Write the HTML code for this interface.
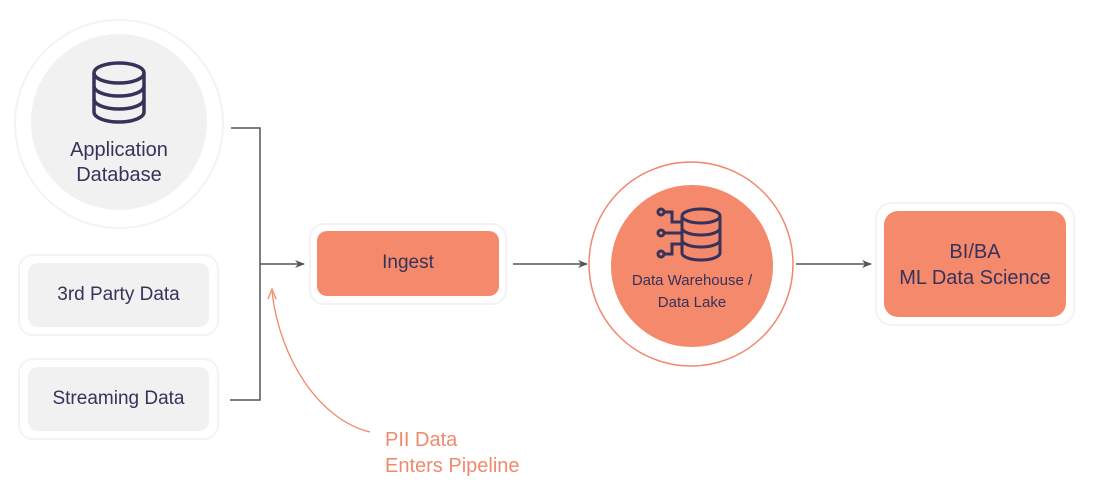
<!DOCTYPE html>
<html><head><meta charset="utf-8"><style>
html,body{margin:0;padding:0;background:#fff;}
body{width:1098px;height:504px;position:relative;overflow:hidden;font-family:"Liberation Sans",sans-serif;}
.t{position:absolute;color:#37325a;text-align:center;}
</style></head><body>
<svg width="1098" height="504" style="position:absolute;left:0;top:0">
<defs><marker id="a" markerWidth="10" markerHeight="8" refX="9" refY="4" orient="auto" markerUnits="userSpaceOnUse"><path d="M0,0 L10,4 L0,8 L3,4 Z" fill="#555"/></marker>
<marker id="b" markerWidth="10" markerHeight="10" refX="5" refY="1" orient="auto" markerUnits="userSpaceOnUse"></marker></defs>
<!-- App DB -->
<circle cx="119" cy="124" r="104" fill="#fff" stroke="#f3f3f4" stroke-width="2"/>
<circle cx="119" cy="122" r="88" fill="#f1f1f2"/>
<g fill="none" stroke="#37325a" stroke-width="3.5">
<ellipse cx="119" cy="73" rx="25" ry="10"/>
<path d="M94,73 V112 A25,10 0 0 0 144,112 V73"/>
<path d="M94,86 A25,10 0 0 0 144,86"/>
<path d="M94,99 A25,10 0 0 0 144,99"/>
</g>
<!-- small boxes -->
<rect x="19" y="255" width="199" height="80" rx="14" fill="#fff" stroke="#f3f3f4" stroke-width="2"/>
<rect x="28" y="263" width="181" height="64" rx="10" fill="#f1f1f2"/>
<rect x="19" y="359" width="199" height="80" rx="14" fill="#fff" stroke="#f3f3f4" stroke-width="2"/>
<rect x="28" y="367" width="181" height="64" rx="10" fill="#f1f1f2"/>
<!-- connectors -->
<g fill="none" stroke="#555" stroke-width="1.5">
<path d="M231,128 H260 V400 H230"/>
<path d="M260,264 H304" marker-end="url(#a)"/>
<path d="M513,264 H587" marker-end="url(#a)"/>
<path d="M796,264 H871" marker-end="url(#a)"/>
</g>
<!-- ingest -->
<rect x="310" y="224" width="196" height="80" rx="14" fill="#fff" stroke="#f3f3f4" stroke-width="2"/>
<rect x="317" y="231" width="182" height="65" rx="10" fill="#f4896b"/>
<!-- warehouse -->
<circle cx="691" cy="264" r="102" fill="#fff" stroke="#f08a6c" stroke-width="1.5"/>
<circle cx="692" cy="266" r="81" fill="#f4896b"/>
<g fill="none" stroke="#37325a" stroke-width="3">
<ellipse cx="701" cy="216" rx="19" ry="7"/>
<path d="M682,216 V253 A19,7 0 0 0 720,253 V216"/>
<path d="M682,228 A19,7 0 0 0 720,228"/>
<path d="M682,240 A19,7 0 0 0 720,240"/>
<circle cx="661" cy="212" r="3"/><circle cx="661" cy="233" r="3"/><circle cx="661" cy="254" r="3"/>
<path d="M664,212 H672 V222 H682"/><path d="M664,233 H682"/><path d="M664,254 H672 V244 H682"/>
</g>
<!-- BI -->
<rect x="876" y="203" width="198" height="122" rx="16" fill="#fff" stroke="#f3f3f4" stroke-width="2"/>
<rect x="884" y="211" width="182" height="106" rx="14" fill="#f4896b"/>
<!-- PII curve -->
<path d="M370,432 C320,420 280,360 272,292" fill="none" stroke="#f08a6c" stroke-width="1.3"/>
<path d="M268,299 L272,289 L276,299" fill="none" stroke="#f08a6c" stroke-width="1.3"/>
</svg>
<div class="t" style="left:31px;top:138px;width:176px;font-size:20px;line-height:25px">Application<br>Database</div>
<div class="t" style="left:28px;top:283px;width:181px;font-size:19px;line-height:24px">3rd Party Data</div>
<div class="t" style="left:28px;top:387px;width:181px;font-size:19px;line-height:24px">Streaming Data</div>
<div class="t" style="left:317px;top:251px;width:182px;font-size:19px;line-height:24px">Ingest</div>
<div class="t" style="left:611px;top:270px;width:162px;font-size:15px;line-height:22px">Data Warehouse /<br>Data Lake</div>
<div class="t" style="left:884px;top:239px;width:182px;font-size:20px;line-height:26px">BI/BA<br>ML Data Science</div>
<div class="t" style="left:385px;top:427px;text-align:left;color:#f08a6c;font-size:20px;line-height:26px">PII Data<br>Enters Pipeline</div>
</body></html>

● ● ● ● ● ● ●

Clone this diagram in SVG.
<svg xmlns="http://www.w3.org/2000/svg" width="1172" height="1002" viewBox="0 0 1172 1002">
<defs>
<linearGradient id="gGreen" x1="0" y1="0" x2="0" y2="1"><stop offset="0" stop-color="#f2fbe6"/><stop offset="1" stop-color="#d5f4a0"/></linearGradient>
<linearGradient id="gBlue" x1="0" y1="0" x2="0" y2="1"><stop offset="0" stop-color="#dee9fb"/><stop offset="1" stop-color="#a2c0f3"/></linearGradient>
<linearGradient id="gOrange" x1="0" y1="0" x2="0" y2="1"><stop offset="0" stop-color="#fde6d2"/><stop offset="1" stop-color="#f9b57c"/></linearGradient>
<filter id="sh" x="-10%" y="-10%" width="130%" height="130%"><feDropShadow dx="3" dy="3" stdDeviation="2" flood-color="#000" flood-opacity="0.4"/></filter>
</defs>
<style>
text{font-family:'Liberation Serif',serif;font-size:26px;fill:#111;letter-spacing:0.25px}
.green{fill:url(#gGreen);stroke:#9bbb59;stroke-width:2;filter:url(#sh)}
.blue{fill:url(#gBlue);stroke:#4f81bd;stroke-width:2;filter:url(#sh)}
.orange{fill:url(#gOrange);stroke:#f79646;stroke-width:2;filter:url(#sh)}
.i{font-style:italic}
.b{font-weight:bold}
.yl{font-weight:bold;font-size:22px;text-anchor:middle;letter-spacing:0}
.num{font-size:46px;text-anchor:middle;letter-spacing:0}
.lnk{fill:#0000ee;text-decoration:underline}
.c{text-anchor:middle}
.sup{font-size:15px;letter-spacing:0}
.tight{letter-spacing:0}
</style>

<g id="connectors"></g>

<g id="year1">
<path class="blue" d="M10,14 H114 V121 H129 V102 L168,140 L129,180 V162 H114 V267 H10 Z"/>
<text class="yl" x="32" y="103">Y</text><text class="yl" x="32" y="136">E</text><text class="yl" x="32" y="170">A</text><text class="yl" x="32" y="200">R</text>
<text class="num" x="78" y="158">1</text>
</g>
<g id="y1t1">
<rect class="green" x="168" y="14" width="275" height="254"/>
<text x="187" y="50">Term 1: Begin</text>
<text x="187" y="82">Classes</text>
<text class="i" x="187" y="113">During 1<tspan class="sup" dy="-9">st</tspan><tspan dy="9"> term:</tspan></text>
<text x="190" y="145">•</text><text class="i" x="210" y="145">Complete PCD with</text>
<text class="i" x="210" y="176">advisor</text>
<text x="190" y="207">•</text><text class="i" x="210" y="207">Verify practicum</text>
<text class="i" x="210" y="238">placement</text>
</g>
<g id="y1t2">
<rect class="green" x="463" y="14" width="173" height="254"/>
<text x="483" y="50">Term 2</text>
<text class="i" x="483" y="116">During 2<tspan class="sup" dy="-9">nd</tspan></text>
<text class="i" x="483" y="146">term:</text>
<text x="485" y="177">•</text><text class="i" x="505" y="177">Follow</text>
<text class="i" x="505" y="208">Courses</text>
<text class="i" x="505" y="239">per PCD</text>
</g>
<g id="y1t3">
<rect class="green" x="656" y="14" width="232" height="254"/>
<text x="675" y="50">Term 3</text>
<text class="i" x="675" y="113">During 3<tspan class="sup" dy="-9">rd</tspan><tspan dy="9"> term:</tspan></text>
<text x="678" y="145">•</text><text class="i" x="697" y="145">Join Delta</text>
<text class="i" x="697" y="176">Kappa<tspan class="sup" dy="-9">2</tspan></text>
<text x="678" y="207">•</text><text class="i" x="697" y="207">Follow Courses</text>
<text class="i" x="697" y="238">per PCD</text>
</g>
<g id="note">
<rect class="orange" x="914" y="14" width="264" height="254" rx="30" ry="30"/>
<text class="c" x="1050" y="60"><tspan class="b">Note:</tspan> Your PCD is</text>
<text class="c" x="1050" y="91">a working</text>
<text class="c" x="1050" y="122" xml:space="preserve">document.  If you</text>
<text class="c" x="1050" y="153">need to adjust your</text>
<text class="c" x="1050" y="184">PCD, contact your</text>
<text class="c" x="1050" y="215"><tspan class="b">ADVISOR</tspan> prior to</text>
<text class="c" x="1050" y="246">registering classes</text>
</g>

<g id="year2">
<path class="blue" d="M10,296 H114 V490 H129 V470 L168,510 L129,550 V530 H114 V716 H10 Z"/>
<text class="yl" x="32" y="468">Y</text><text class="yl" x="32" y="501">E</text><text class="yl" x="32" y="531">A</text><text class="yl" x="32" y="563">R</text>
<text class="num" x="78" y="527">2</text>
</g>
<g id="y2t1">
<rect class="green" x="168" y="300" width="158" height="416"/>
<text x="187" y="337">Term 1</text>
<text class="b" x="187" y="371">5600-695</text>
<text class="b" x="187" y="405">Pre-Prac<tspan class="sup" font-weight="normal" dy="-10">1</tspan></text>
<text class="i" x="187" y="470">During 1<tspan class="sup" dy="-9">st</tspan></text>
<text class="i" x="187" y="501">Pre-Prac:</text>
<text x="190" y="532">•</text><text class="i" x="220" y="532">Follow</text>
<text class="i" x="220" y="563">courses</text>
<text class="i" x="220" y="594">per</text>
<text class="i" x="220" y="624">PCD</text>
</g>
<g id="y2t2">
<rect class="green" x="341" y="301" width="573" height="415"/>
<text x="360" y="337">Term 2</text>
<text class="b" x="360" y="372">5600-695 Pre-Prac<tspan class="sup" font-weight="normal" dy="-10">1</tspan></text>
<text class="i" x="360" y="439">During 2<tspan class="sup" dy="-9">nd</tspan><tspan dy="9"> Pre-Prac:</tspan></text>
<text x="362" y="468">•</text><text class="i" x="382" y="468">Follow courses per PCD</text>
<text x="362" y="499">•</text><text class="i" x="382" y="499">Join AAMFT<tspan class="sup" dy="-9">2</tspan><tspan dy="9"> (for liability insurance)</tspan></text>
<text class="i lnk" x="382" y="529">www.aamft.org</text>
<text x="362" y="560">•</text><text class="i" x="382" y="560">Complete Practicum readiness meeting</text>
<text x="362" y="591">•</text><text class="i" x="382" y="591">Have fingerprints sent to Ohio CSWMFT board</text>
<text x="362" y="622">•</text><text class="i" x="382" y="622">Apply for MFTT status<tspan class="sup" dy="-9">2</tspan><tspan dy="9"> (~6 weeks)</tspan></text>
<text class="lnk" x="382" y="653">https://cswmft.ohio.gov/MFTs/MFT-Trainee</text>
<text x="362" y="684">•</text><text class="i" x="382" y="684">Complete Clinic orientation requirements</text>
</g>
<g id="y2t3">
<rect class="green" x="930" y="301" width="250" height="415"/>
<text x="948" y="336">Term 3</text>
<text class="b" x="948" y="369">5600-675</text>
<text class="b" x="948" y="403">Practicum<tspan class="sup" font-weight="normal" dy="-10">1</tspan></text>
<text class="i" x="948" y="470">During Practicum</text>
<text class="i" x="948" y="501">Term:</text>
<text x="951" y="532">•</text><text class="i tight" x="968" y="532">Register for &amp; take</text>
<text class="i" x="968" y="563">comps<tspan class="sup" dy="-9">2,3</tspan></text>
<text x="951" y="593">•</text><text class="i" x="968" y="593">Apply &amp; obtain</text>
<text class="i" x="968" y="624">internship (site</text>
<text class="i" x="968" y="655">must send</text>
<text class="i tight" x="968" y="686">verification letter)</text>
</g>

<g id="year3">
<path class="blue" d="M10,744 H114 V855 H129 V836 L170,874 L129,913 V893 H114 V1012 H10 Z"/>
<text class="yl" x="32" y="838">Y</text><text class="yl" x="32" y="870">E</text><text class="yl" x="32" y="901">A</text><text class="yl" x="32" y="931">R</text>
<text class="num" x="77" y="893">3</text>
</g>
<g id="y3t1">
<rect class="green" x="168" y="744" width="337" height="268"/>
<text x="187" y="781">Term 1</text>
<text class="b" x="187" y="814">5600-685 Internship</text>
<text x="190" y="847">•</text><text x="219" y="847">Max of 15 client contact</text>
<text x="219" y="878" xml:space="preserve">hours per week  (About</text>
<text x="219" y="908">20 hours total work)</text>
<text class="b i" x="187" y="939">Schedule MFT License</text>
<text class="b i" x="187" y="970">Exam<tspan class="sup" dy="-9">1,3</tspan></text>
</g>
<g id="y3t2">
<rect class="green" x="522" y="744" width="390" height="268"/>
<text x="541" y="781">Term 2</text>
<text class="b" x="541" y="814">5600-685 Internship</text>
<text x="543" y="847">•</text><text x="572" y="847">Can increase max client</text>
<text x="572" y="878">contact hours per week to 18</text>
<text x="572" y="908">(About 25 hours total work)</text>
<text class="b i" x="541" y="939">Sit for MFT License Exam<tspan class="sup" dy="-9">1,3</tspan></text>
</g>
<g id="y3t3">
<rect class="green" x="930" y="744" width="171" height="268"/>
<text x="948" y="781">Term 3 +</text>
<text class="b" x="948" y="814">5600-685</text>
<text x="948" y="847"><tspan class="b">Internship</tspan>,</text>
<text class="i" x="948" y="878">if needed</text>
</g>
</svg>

● ● ● ● ● ● ●

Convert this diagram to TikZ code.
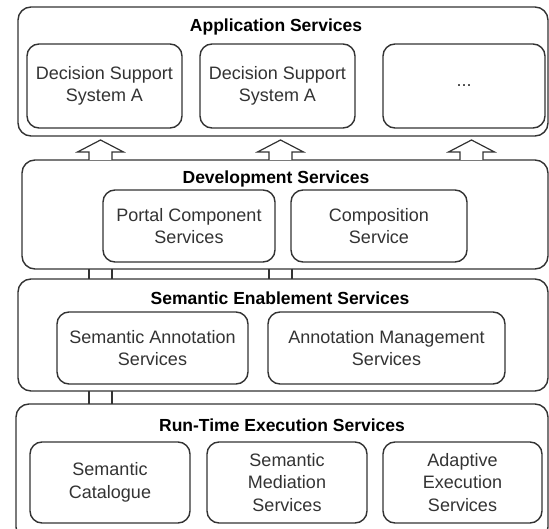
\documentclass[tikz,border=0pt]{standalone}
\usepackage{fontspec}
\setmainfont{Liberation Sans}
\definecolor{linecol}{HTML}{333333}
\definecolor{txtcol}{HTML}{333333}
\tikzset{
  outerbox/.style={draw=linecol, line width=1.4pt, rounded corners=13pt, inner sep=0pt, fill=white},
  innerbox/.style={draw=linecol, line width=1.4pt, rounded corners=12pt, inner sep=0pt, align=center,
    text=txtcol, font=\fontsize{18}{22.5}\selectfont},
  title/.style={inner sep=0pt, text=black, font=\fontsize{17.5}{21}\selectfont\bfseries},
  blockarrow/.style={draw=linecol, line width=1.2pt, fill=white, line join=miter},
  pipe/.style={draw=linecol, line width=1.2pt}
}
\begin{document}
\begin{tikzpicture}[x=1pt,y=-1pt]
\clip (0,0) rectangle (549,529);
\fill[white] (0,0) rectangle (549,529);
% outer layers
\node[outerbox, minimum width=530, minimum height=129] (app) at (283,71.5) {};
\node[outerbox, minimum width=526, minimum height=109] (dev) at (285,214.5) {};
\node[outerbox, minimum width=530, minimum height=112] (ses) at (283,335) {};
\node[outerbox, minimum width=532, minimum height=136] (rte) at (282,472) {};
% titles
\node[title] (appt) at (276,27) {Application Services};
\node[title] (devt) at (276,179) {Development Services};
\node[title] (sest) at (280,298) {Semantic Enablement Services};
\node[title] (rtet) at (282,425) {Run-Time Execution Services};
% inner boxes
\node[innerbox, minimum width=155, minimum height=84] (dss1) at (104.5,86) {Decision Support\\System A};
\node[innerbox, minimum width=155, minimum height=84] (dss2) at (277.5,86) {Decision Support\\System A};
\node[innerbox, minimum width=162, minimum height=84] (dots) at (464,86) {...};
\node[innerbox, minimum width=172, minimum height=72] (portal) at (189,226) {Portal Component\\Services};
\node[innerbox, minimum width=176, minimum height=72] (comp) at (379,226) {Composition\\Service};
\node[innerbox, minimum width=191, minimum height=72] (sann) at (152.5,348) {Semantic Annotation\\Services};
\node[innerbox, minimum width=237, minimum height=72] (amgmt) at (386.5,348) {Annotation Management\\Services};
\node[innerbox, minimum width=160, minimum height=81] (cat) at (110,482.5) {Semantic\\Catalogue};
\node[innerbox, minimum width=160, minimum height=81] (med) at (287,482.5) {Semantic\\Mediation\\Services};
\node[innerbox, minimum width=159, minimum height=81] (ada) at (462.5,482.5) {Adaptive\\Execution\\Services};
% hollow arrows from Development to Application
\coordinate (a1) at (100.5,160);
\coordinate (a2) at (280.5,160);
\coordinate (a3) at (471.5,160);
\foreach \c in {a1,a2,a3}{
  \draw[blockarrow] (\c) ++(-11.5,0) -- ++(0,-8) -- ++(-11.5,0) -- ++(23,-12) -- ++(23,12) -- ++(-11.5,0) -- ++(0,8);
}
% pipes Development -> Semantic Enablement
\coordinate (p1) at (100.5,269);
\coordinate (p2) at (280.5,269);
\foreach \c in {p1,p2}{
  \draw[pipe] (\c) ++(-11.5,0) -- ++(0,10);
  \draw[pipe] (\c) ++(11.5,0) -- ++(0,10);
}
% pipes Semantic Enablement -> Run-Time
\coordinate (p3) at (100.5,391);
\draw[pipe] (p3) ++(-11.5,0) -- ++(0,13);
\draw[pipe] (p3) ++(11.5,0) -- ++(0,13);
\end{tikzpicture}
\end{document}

● ● ● ● ● ● ●

Go through the listing above and list every line that has the word "diagram".

Clone this diagram in SVG.
Convert this diagram to TikZ code.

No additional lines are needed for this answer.